I'm Not Black, I'm Coloured


Director: Kiersten Chace

Country: South Africa

Runtime: 78 minutes

Category: 3rd Africa World Documentary

An engaging, informative and emotional examination of the legacy of Apartheid in South Africa from the viewpoint of the Cape Coloured, the majority ­population.

For more than 350 years they have been belittled, stripped of anything they can call their own and oppressed, resulting in a ­major identity crisis.

The people embraced the ­concept of Archbishop Desmond Tutu's multi-racial "rainbow nation" following the ANC's ­electoral victory in 1994 that spelled the end of Apartheid.

But they soon discovered freedom, economic growth and equal representation did not include them.

They claim that during Apartheid, "we were not white enough, now we are not black enough" to benefit from the social promotions and affirmative ­action introduced by the ANC.

The documentary traces the ­origins of the Cape Coloured, detailing how they descended from mixed race relationships between Black Bantu slaves, European ­settlers and indigenous Khoisans. Some also have Malay ancestry.

Following the arrival of the British in 1775 and their taking control of Cape Town, Afrikaners (those of European descent, mainly Dutch and German) felt threatened and moved ­further into South Africa.

Tensions spilled over and resulted in the Boer wars, with opposition to the British reaching fever pitch at the turn of the 20th ­Century.

The movie argues this anger and fear of losing their identity led to Apartheid as the Afrikaners never wanted to feel ­oppressed again.

The Apartheid-creating National Party formed to preserve and promote Afrikaner ideology and ­ethnic nationalism, which sought to oppose British rule and strengthen racial separation.

After they came to power, the Cape Coloured lost their vote, ­despite promises made, and were impacted by Apartheid laws.

The races were divided into four categories - Black, White, Coloured and Indian - and segregated.

Tests, such as nose metres, ­determined your race and many families were torn apart because ­members were determined White, others Coloured or Black.

The documentary details forced removals, notably that of the city's District 6, when 60,000 ­people were evicted and ordered far out to the Cape Flats.

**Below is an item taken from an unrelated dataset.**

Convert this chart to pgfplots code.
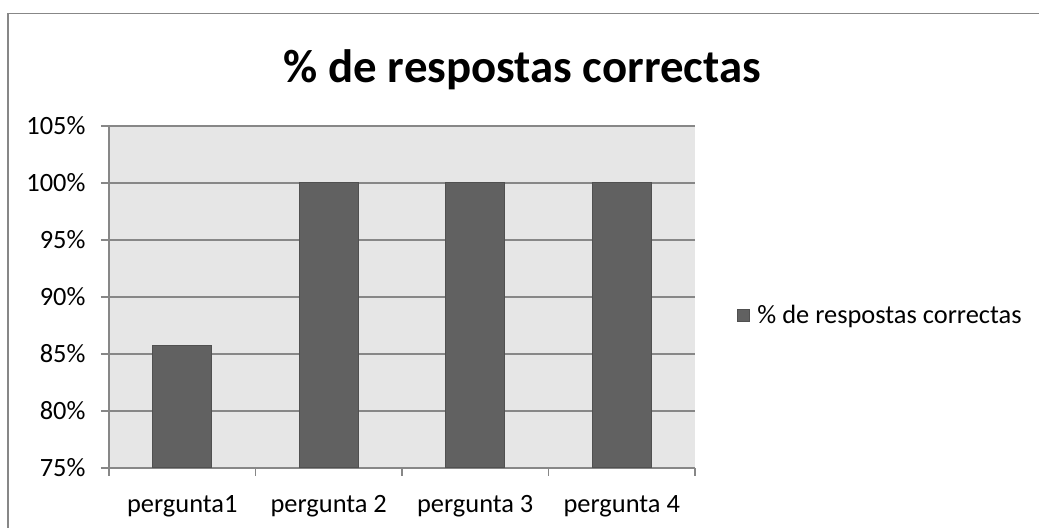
\documentclass[border=0pt]{standalone}
\usepackage{fontspec}
\setmainfont{Carlito}
\usepackage{pgfplots}
\pgfplotsset{compat=1.18}
\definecolor{bgc}{HTML}{E6E6E6}
\definecolor{barc}{HTML}{616161}
\definecolor{baredge}{HTML}{505050}
\definecolor{gridc}{HTML}{878787}
\begin{document}
\begin{tikzpicture}[x=1bp,y=1bp]
\useasboundingbox (0,0) rectangle (1039,528);
\draw[gridc, line width=1.5bp] (8,514.5) rectangle (1060,-20);
\node[font=\fontsize{47}{51}\selectfont\bfseries] at (522.5,458) {\% de respostas correctas};
\begin{axis}[
  at={(109bp,60bp)}, anchor=south west,
  scale only axis, width=586bp, height=342bp,
  font=\fontsize{26.5}{30}\selectfont,
  xmin=0, xmax=4, ymin=75, ymax=105,
  axis x line=bottom, axis y line=left,
  axis line style={gridc, line width=1.2bp, -},
  axis background/.style={fill=bgc},
  ytick={75,80,85,90,95,100,105},
  yticklabels={75\%,80\%,85\%,90\%,95\%,100\%,105\%},
  ymajorgrids, grid style={gridc, line width=1.2bp},
  xtick={0.5,1.5,2.5,3.5},
  xticklabels={pergunta1,pergunta 2,pergunta 3,pergunta 4},
  minor xtick={0,1,2,3,4},
  tick align=outside,
  major tick length=8bp, minor tick length=8bp,
  x tick style={draw=none},
  minor x tick style={draw=gridc, line width=1.2bp},
  y tick style={draw=gridc, line width=1.2bp},
  yticklabel style={xshift=-12bp},
  xticklabel style={yshift=-16bp},
  legend style={at={(1.067,0.447)}, anchor=west, draw=none, fill=none,
    font=\fontsize{26.5}{30}\selectfont},
  legend image code/.code={\draw[#1] (0bp,-6bp) rectangle (12bp,6bp);},
]
\addplot[ybar, bar width=0.4, fill=barc, draw=baredge, line width=1bp] coordinates {
  (0.5,85.71) (1.5,100) (2.5,100) (3.5,100)
};
\addlegendentry{\hspace{5bp}\% de respostas correctas}
\end{axis}
\end{tikzpicture}
\end{document}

District 6, the movie claims, was the perfect "rainbow nation", where all races and religions lived harmoniously together.

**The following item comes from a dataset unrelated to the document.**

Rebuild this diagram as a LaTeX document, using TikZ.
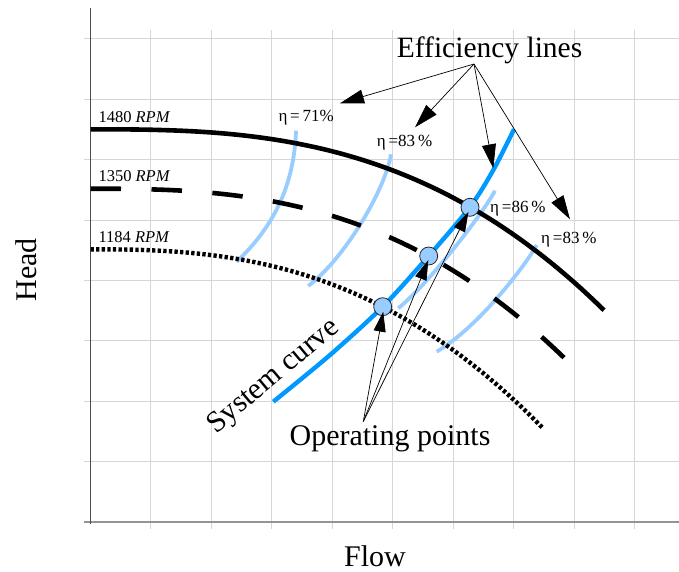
\documentclass[tikz,border=0pt]{standalone}
\usepackage{fontspec}
\setmainfont{Liberation Serif}
\usetikzlibrary{arrows.meta,calc}
\definecolor{sysblue}{HTML}{0099FF}
\definecolor{effblue}{HTML}{99CCFF}
\definecolor{gridgray}{HTML}{D6D6D6}
\begin{document}
\begin{tikzpicture}[x=1pt,y=-1pt,
  gridline/.style={draw=gridgray,line width=1pt},
  haxis/.style={draw=black!42,line width=1.6pt},
  vaxis/.style={draw=black!70,line width=1.3pt},
  effline/.style={draw=effblue,line width=3.8pt},
  syscurve/.style={draw=sysblue,line width=4.4pt},
  speedsolid/.style={draw=black,line width=4.6pt},
  speeddash/.style={draw=black,line width=4.6pt,dash pattern=on 30.5pt off 30.5pt},
  speeddot/.style={draw=black,line width=4.4pt,dash pattern=on 3.3pt off 2.3pt},
  oppoint/.style={circle,draw=black!85,line width=0.8pt,fill=effblue,minimum size=18pt,inner sep=0pt},
  effptr/.style={draw=black,line width=0.7pt,-{Triangle[length=24pt,width=14pt]}},
  opptr/.style={draw=black,line width=0.7pt,-{Triangle[length=20pt,width=12pt]}},
  rpmlabel/.style={anchor=base west,inner sep=0pt,font=\fontsize{16.5}{18}\selectfont},
  etalabel/.style={anchor=base west,inner sep=0pt,font=\fontsize{17}{19}\selectfont},
  biglabel/.style={inner sep=0pt,font=\fontsize{30}{33}\selectfont}]
\useasboundingbox (0,0) rectangle (679,572);

% grid
\foreach \k in {0,...,7}
  \draw[gridline] (84,{39+60.375*\k}) -- (679,{39+60.375*\k});
\foreach \k in {1,...,9}
  \draw[gridline] ({90.3+60.5*\k},30) -- ({90.3+60.5*\k},529);

% axes
\draw[haxis] (84,522) -- (679,522);
\draw[vaxis] (90.3,8) -- (90.3,524);

% constant-efficiency lines
\draw[effline] (296,130.7) .. controls (294,190) and (270,230) .. (236.7,261.7);
\draw[effline] (391,154.3) .. controls (385,190) and (345,258) .. (308.3,286);
\draw[effline] (495,190.7) .. controls (482,215) and (430,282) .. (398.3,308.3);
\draw[effline] (536.7,245) .. controls (527,263) and (480,326) .. (436.7,351.7);

% system curve
\draw[syscurve] plot[smooth] coordinates {(273.3,401.7) (330,355) (382.7,306.7) (428.7,256) (470,207) (493.3,170) (514,129.3)};

% pump curves at three speeds
\draw[speedsolid] plot[domain=0.5:514,samples=90] ({90+\x},{129.3+181*(\x/514)^2.8});
\draw[speeddash] plot[domain=0.5:476,samples=90] ({90+\x},{188.7+171*(\x/476)^2.72});
\draw[speeddot] plot[domain=0.5:453,samples=90] ({90+\x},{249.3+179*(\x/453)^2.6});

% speed labels
\node[rpmlabel] (rpm1) at (98.3,122.7) {1480 \textit{RPM}};
\node[rpmlabel] (rpm2) at (98.3,181.7) {1350 \textit{RPM}};
\node[rpmlabel] (rpm3) at (98.3,242.7) {1184 \textit{RPM}};

% efficiency labels
\node[etalabel] (eta71) at (278.3,121.7) {η\,=\,71\%};
\node[etalabel] (eta83a) at (376.7,146.7) {η\,=83\,\%};
\node[etalabel] (eta86) at (490,212.7) {η\,=86\,\%};
\node[etalabel] (eta83b) at (541,243.3) {η\,=83\,\%};

% operating points
\node[oppoint] (op1) at (382.7,306.7) {};
\node[oppoint] (op2) at (428.7,256) {};
\node[oppoint] (op3) at (470,207.3) {};

% callout texts
\node[biglabel,anchor=base west,font=\fontsize{29.5}{32}\selectfont] (efftext) at (396.7,57.3) {Efficiency lines};
\node[biglabel,anchor=base] (optext) at (390,445.7) {Operating points};
\node[biglabel,rotate=40] (systext) at (274,377) {System curve};
\node[biglabel,anchor=base] (flowtext) at (375,566) {Flow};
\node[biglabel,anchor=base,rotate=90] (headtext) at (36,270) {Head};

% efficiency callout arrows
\coordinate (effsrc) at (474,64);
\coordinate (t71) at (340,103.3);
\coordinate (t83a) at (415,127.3);
\coordinate (t86) at (493.3,168.3);
\coordinate (t83b) at (570,219.3);
\draw[effptr] (effsrc) -- (t71);
\draw[effptr] (effsrc) -- (t83a);
\draw[effptr] (effsrc) -- (t86);
\draw[effptr] (effsrc) -- (t83b);

% operating point callout arrows
\coordinate (opsrc) at (363.3,421.5);
\draw[opptr] (opsrc) -- ($(op1)+(0.5,5)$);
\draw[opptr] (opsrc) -- ($(op2)+(-0.4,4)$);
\draw[opptr] (opsrc) -- ($(op3)+(-1.5,4.5)$);
\end{tikzpicture}
\end{document}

Blacks and Coloureds were forced to live in separate townships, mostly undesirable, infertile land, while policies were ­created to stop them prospering.

The Coloured people were led to believe by the White-controlled media's propaganda that Blacks were a threat in order to keep ­segregation rife.

Despite the abolition of Apartheid, the Cape Coloured say life is still a struggle and they have lost their identity.

Those interviewed by the documentary - including Coloured pastors, MPs, ­students and town elders - criticise how affirmative action policies do not benefit them, while the western media only distinguishes between Blacks and Whites, so investment goes to Black townships rather than Coloured ones.

The documentary ­includes ­emotive interviews, while narration is informative, catering to a mass ­audience.

Local elders, community leaders, pastors and ­students give first-hand ­accounts of their painful ­experiences under Apartheid - being labelled "poor Whites" and "wannabe Whites".

They also reveal their concerns for the future as tensions continue - they admit there is racism ­towards Blacks - and ­emphasise their desire for their identity as Coloured to be ­recognized.

The people say they are not Black, Zulu or Xhosa but proud of their mixed-race heritage and want to stop being marginalized by both Blacks and Whites - to have a voice after centuries of being overlooked.